A Very Finely Carved Italian 19th Century Carrara Marble Figure of "Carmen" by Professore Fortunato Galli, Florence, depicting the beautiful Gypsy Seductress in George Bizet's beloved Opera "Carmen", raised on an ornately carved Verde d'Alps marble pedestal with grapes and vine leaves. Signed: Prof. F. Galli - Galerie P. Barzanti/Florence. Circa: 1880
Sculpture Height: 49 3/4 inches (126.5 cm)
Pedestal Height: 34 inches (86.4 cm)
Overall Height: 83 3/4 inches (212.7 cm)
The 1830 four-acts story is set in Seville, Spain, after the novella by Prosper Mérimée, the opera Carmen was first performed in Paris on March 3rd 1875. Carmen tells the tragic and melodramatic story of the eponymous Gypsy, who seduces naive soldier Don José, only to betray him with the charismatic matador Escamillo. Ironically, the tragedy in the opera parallels the tragedy of Bizet's own life. Deeply depressed, the gifted musician died at a mere 36 years of age, the same year as the opera's first coolly-received performance. Today, however, Carmen is one of the most frequently performed operas.
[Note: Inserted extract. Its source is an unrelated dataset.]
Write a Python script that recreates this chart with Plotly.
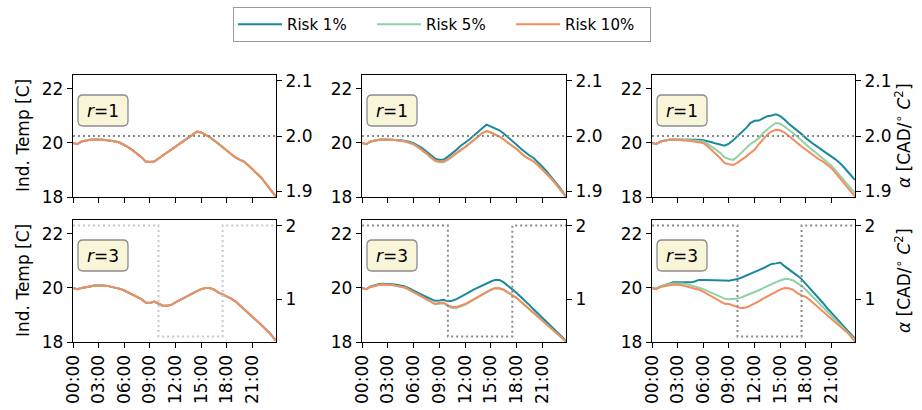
import plotly.graph_objects as go

# ---------------- data ----------------
hours = [i * 0.5 for i in range(48)] + [23.75]
tick_hours = [0, 3, 6, 9, 12, 15, 18, 21]
tick_labels = ["00:00", "03:00", "06:00", "09:00", "12:00", "15:00", "18:00", "21:00"]
risk_names = ["Risk 1%", "Risk 5%", "Risk 10%"]
risk_colors = ["#1a8a9a", "#92d0a6", "#f48c5f"]
r_labels = ["1", "3"]

# Row r=1 (alpha constant)
temp_r1_col1 = [19.99, 19.95, 20.05, 20.09, 20.11, 20.12, 20.12, 20.11, 20.09, 20.07, 20.05, 20.00,
                19.93, 19.83, 19.72, 19.60, 19.47, 19.31, 19.29, 19.31, 19.43, 19.53, 19.64, 19.75,
                19.86, 19.98, 20.11, 20.22, 20.33, 20.41, 20.38, 20.30, 20.21, 20.09, 19.96, 19.83,
                19.71, 19.58, 19.46, 19.38, 19.31, 19.17, 19.02, 18.87, 18.72, 18.52, 18.32, 18.10, 18.01]

temp_r1_col2_risk1 = [19.99, 19.95, 20.05, 20.09, 20.11, 20.12, 20.12, 20.11, 20.10, 20.09, 20.07, 20.04,
                      19.99, 19.90, 19.80, 19.68, 19.56, 19.42, 19.37, 19.37, 19.49, 19.60, 19.74, 19.89,
                      19.99, 20.12, 20.26, 20.41, 20.54, 20.67, 20.60, 20.54, 20.46, 20.34, 20.21, 20.07,
                      19.93, 19.78, 19.64, 19.53, 19.43, 19.28, 19.12, 18.94, 18.75, 18.56, 18.36, 18.13, 18.04]
temp_r1_col2_risk5 = [19.99, 19.95, 20.05, 20.09, 20.11, 20.12, 20.12, 20.11, 20.09, 20.07, 20.05, 20.00,
                      19.94, 19.84, 19.73, 19.60, 19.46, 19.32, 19.28, 19.28, 19.37, 19.50, 19.62, 19.73,
                      19.84, 19.96, 20.09, 20.22, 20.36, 20.43, 20.38, 20.31, 20.23, 20.12, 20.01, 19.89,
                      19.77, 19.62, 19.49, 19.40, 19.31, 19.17, 19.02, 18.86, 18.69, 18.50, 18.30, 18.09, 18.01]
temp_r1_col2_risk10 = [19.99, 19.95, 20.05, 20.09, 20.11, 20.12, 20.12, 20.11, 20.09, 20.07, 20.05, 20.00,
                       19.95, 19.85, 19.74, 19.61, 19.47, 19.35, 19.31, 19.31, 19.40, 19.52, 19.64, 19.74,
                       19.84, 19.96, 20.09, 20.22, 20.36, 20.43, 20.38, 20.31, 20.23, 20.12, 20.01, 19.89,
                       19.77, 19.62, 19.49, 19.40, 19.31, 19.17, 19.02, 18.86, 18.69, 18.50, 18.30, 18.09, 18.01]

temp_r1_col3_risk1 = [19.99, 19.96, 20.05, 20.09, 20.11, 20.12, 20.12, 20.12, 20.12, 20.12, 20.12, 20.11,
                      20.09, 20.06, 20.02, 19.97, 19.93, 19.89, 19.97, 20.09, 20.25, 20.40, 20.54, 20.73,
                      20.81, 20.82, 20.91, 20.98, 21.01, 21.05, 20.98, 20.86, 20.70, 20.58, 20.46, 20.32,
                      20.17, 20.04, 19.93, 19.82, 19.72, 19.61, 19.49, 19.38, 19.25, 19.08, 18.88, 18.72, 18.63]
temp_r1_col3_risk5 = [19.99, 19.96, 20.05, 20.09, 20.11, 20.12, 20.12, 20.11, 20.10, 20.09, 20.08, 20.07,
                      20.05, 19.96, 19.86, 19.74, 19.62, 19.46, 19.40, 19.37, 19.49, 19.64, 19.77, 19.95,
                      20.05, 20.17, 20.36, 20.51, 20.63, 20.73, 20.70, 20.60, 20.48, 20.38, 20.23, 20.08,
                      19.93, 19.80, 19.68, 19.55, 19.43, 19.29, 19.15, 18.97, 18.78, 18.60, 18.41, 18.22, 18.14]
temp_r1_col3_risk10 = [19.99, 19.95, 20.05, 20.09, 20.11, 20.12, 20.11, 20.10, 20.09, 20.07, 20.04, 20.02,
                       19.99, 19.87, 19.74, 19.58, 19.43, 19.25, 19.21, 19.18, 19.27, 19.37, 19.49, 19.62,
                       19.74, 19.95, 20.11, 20.30, 20.42, 20.48, 20.46, 20.38, 20.26, 20.14, 19.99, 19.86,
                       19.74, 19.61, 19.49, 19.40, 19.31, 19.19, 19.06, 18.88, 18.69, 18.51, 18.32, 18.11, 18.02]

# Row r=3 (alpha schedule)
temp_r3_col1 = [19.99, 19.95, 19.99, 20.03, 20.05, 20.08, 20.09, 20.08, 20.07, 20.04, 20.01, 19.96,
                19.90, 19.82, 19.74, 19.66, 19.58, 19.46, 19.44, 19.49, 19.41, 19.34, 19.34, 19.37,
                19.46, 19.55, 19.64, 19.72, 19.80, 19.88, 19.95, 19.99, 19.99, 19.93, 19.83, 19.76,
                19.68, 19.60, 19.50, 19.35, 19.20, 19.06, 18.92, 18.78, 18.64, 18.49, 18.33, 18.14, 18.05]

temp_r3_col2_risk1 = [19.99, 19.95, 20.05, 20.10, 20.14, 20.15, 20.15, 20.13, 20.11, 20.08, 20.05, 19.98,
                      19.89, 19.82, 19.74, 19.66, 19.58, 19.52, 19.53, 19.56, 19.50, 19.52, 19.58, 19.66,
                      19.74, 19.84, 19.93, 20.01, 20.09, 20.16, 20.23, 20.29, 20.29, 20.20, 20.08, 19.95,
                      19.81, 19.66, 19.52, 19.36, 19.20, 19.05, 18.89, 18.74, 18.59, 18.44, 18.29, 18.12, 18.03]
temp_r3_col2_risk5 = [19.99, 19.95, 20.03, 20.08, 20.11, 20.12, 20.12, 20.10, 20.07, 20.04, 20.00, 19.92,
                      19.83, 19.75, 19.67, 19.58, 19.48, 19.39, 19.41, 19.43, 19.32, 19.25, 19.25, 19.30,
                      19.37, 19.46, 19.55, 19.65, 19.75, 19.84, 19.92, 19.98, 19.97, 19.92, 19.83, 19.74,
                      19.62, 19.48, 19.34, 19.20, 19.06, 18.92, 18.78, 18.65, 18.52, 18.39, 18.24, 18.08, 18.02]
temp_r3_col2_risk10 = [19.99, 19.95, 20.03, 20.08, 20.11, 20.12, 20.12, 20.10, 20.07, 20.04, 20.01, 19.93,
                       19.84, 19.76, 19.68, 19.59, 19.50, 19.41, 19.44, 19.46, 19.35, 19.29, 19.29, 19.34,
                       19.40, 19.49, 19.58, 19.68, 19.78, 19.86, 19.93, 19.99, 19.98, 19.93, 19.83, 19.75,
                       19.63, 19.49, 19.35, 19.21, 19.07, 18.93, 18.78, 18.66, 18.53, 18.39, 18.25, 18.08, 18.02]

temp_r3_col3_risk1 = [19.99, 19.96, 20.05, 20.10, 20.14, 20.20, 20.20, 20.20, 20.20, 20.20, 20.23, 20.29,
                      20.29, 20.29, 20.28, 20.28, 20.27, 20.27, 20.26, 20.29, 20.32, 20.38, 20.44, 20.51,
                      20.58, 20.65, 20.72, 20.80, 20.88, 20.90, 20.93, 20.80, 20.69, 20.56, 20.45, 20.32,
                      20.15, 19.98, 19.80, 19.62, 19.44, 19.25, 19.07, 18.89, 18.71, 18.54, 18.37, 18.20, 18.12]
temp_r3_col3_risk5 = [19.99, 19.96, 20.05, 20.10, 20.14, 20.16, 20.17, 20.16, 20.14, 20.10, 20.05, 20.00,
                      19.95, 19.88, 19.80, 19.73, 19.66, 19.60, 19.58, 19.58, 19.60, 19.65, 19.71, 19.77,
                      19.83, 19.91, 19.99, 20.07, 20.15, 20.21, 20.27, 20.32, 20.32, 20.27, 20.17, 20.07,
                      19.93, 19.77, 19.61, 19.45, 19.29, 19.12, 18.96, 18.80, 18.64, 18.48, 18.32, 18.16, 18.08]
temp_r3_col3_risk10 = [19.99, 19.95, 20.03, 20.07, 20.09, 20.11, 20.12, 20.09, 20.05, 20.02, 19.99, 19.93,
                       19.86, 19.77, 19.68, 19.59, 19.50, 19.41, 19.40, 19.34, 19.29, 19.25, 19.27, 19.34,
                       19.41, 19.50, 19.60, 19.69, 19.78, 19.86, 19.93, 19.99, 19.98, 19.93, 19.80, 19.72,
                       19.66, 19.54, 19.41, 19.27, 19.13, 18.99, 18.85, 18.71, 18.57, 18.43, 18.30, 18.11, 18.02]

alpha_r1 = [2.0] * 49
alpha_r3 = [2.0] * 20 + [0.5] * 15 + [2.0] * 14

panel_temps = [
    [temp_r1_col1, temp_r1_col1, temp_r1_col1],
    [temp_r1_col2_risk1, temp_r1_col2_risk5, temp_r1_col2_risk10],
    [temp_r1_col3_risk1, temp_r1_col3_risk5, temp_r1_col3_risk10],
    [temp_r3_col1, temp_r3_col1, temp_r3_col1],
    [temp_r3_col2_risk1, temp_r3_col2_risk5, temp_r3_col2_risk10],
    [temp_r3_col3_risk1, temp_r3_col3_risk5, temp_r3_col3_risk10],
]
panel_alpha = [alpha_r1, alpha_r1, alpha_r1, alpha_r3, alpha_r3, alpha_r3]

left_title = "Ind. Temp [C]"
right_title = "<i>α</i> [CAD/<sup>∘</sup> <i>C</i><sup>2</sup>]"

# ---------------- layout geometry (pixels) ----------------
W, H = 922, 410
col_px = [(73, 276), (362, 566), (652, 855)]
row_px = [(75, 197), (220, 342)]
FONT = "DejaVu Sans"


def px_x(x):
    return x / W


def px_y(y):
    return 1 - y / H


fig = go.Figure()
layout = dict(
    width=W, height=H,
    margin=dict(l=0, r=0, t=0, b=0),
    paper_bgcolor="white", plot_bgcolor="white",
    font=dict(family=FONT, size=17, color="black"),
    showlegend=True,
    legend=dict(orientation="h", x=px_x(233), y=px_y(7), xanchor="left", yanchor="top",
                bordercolor="#9a9a9a", borderwidth=1, font=dict(size=15, family=FONT),
                itemwidth=44, entrywidth=80, entrywidthmode="pixels", tracegroupgap=0),
)
shapes = []
annotations = []

for k in range(6):
    r, c = divmod(k, 3)
    xn = f"x{k + 1}"
    yl = f"y{2 * k + 1}"
    yr = f"y{2 * k + 2}"
    x0, x1 = col_px[c]
    y0, y1 = row_px[r]
    for i in range(3):
        fig.add_trace(go.Scatter(
            x=hours, y=panel_temps[k][i], mode="lines", name=risk_names[i],
            line=dict(color=risk_colors[i], width=2), xaxis=xn, yaxis=yl,
            showlegend=(k == 0), legendgroup=risk_names[i]))
    dot_color = "#c8c8c8" if k == 3 else "#8a8a8a"
    fig.add_trace(go.Scatter(
        x=hours, y=panel_alpha[k], mode="lines", line_shape="hv",
        line=dict(color=dot_color, width=2, dash="2px,3px"),
        xaxis=xn, yaxis=yr, showlegend=False, hoverinfo="skip"))

    layout[f"xaxis{k + 1}"] = dict(
        domain=[px_x(x0), px_x(x1)], anchor=yl, range=[0, 23.75], automargin=False,
        tickvals=tick_hours, ticktext=tick_labels, tickangle=-90,
        showticklabels=(r == 1), ticks="outside", ticklen=5, tickwidth=1, tickcolor="black",
        showline=True, linecolor="black", linewidth=1.3, mirror=True,
        showgrid=False, zeroline=False, tickfont=dict(size=17))
    layout[f"yaxis{2 * k + 1}"] = dict(
        domain=[px_y(y1), px_y(y0)], anchor=xn, range=[18, 22.5], automargin=False,
        tickvals=[18, 20, 22], ticks="outside", ticklen=5, tickcolor="black",
        showline=True, linecolor="black", linewidth=1.3, showgrid=False, zeroline=False,
        tickfont=dict(size=17))
    if r == 0:
        rr = [1.89, 2.11]
        tv = [1.9, 2.0, 2.1]
        tt = ["1.9", "2.0", "2.1"]
    else:
        rr = [0.425, 2.075]
        tv = [1, 2]
        tt = ["1", "2"]
    layout[f"yaxis{2 * k + 2}"] = dict(
        overlaying=yl, side="right", anchor=xn, range=rr, tickvals=tv, ticktext=tt,
        automargin=False,
        ticks="outside", ticklen=5, tickcolor="black", showline=True, linecolor="black",
        linewidth=1.3, showgrid=False, zeroline=False, tickfont=dict(size=17))

    yc = px_y((y0 + y1) / 2)
    if c == 0:
        annotations.append(dict(text=left_title, x=px_x(23), y=yc, xref="paper", yref="paper",
                                textangle=-90, showarrow=False, font=dict(size=17, family=FONT),
                                xanchor="center", yanchor="middle"))
    if c == 2:
        annotations.append(dict(text=right_title, x=px_x(903), y=yc, xref="paper", yref="paper",
                                textangle=-90, showarrow=False, font=dict(size=17, family=FONT),
                                xanchor="center", yanchor="middle"))

    # rounded label box
    bx0, bx1 = x0 + 5, x0 + 55
    by0, by1 = y0 + 20, y0 + 51
    rad = 5
    path = (f"M {px_x(bx0 + rad)} {px_y(by0)} L {px_x(bx1 - rad)} {px_y(by0)} "
            f"Q {px_x(bx1)} {px_y(by0)} {px_x(bx1)} {px_y(by0 + rad)} "
            f"L {px_x(bx1)} {px_y(by1 - rad)} Q {px_x(bx1)} {px_y(by1)} {px_x(bx1 - rad)} {px_y(by1)} "
            f"L {px_x(bx0 + rad)} {px_y(by1)} Q {px_x(bx0)} {px_y(by1)} {px_x(bx0)} {px_y(by1 - rad)} "
            f"L {px_x(bx0)} {px_y(by0 + rad)} Q {px_x(bx0)} {px_y(by0)} {px_x(bx0 + rad)} {px_y(by0)} Z")
    shapes.append(dict(type="path", path=path, xref="paper", yref="paper",
                       fillcolor="#f8f5d8", line=dict(color="#8c8c8c", width=1.3), layer="above"))
    annotations.append(dict(text=f"<i>r</i>={r_labels[r]}", x=px_x((bx0 + bx1) / 2),
                            y=px_y((by0 + by1) / 2), xref="paper", yref="paper",
                            showarrow=False, font=dict(size=17, family=FONT),
                            xanchor="center", yanchor="middle"))

layout["shapes"] = shapes
layout["annotations"] = annotations
fig.update_layout(**layout)
fig.write_html(
    "out.html",
    config={"displayModeBar": False},
    post_script="document.body.style.margin='0';document.body.style.overflow='hidden';",
)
Born in Livorno, Professore Fortunato Galli (d.1918) spent most of his working life in Florence, where much of his output was religious sculpture for many of the major Tuscan churches, including his principal work, the statue of Pope Gregory VII for the Duomo in Florence. His decorative, commercial works concentrated on popular subjects and themes of the day, such as Mignon, the heroine of Ambroise Thomas's 1866 opera and the subject of the present work, Carmen.